### EXERCISE:
Starting at the first line of the listing below, repeat each line exactly until the line containing "y_top = 6.45", which you include. Leave out pictures.

### SOURCE MATERIAL:
☆ ☆ ☆ ☆

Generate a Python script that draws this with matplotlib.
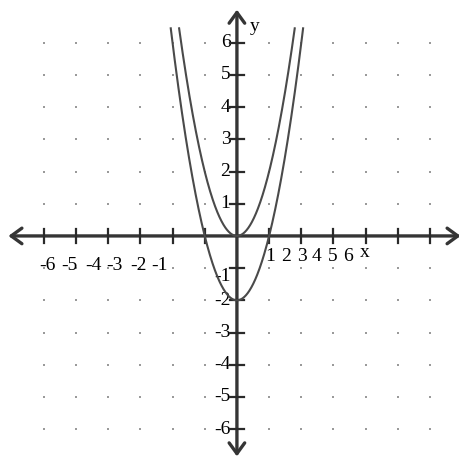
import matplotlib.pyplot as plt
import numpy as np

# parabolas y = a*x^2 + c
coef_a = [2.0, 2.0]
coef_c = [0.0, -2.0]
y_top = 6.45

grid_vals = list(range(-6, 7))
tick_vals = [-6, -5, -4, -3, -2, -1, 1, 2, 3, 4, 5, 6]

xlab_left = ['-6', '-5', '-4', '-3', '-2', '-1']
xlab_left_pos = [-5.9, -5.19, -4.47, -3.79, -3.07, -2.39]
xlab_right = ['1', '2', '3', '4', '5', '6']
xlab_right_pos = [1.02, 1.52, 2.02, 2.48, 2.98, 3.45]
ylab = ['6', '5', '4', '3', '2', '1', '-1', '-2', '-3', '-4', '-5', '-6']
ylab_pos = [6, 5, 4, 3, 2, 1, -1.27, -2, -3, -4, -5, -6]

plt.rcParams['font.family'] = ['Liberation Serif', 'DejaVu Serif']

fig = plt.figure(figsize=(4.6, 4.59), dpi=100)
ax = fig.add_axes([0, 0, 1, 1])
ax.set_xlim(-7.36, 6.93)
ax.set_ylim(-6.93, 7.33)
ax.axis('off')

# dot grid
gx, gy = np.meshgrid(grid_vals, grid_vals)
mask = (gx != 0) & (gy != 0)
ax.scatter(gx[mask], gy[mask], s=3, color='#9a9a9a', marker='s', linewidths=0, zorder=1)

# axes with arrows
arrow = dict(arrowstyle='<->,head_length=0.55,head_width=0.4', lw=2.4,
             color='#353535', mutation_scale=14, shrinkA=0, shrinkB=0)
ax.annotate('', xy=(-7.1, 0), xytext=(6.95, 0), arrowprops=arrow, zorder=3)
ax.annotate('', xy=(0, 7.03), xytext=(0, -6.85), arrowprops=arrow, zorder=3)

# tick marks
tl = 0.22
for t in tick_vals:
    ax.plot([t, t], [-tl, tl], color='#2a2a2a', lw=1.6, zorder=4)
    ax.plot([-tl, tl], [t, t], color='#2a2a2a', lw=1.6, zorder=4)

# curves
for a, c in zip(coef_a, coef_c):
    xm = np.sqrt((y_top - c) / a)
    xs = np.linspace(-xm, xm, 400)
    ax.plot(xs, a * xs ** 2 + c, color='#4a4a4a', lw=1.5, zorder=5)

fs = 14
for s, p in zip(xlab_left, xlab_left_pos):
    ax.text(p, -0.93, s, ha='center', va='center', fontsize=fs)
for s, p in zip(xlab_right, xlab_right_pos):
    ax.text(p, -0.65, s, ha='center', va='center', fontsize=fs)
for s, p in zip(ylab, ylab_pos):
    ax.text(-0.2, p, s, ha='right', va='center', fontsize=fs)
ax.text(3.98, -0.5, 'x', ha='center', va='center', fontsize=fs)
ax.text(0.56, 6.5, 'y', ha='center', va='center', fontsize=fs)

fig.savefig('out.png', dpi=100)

☆ ☆ ☆ ☆

### EXERCISE OUTPUT:
Generate a Python script that draws this with matplotlib.
import matplotlib.pyplot as plt
import numpy as np

# parabolas y = a*x^2 + c
coef_a = [2.0, 2.0]
coef_c = [0.0, -2.0]
y_top = 6.45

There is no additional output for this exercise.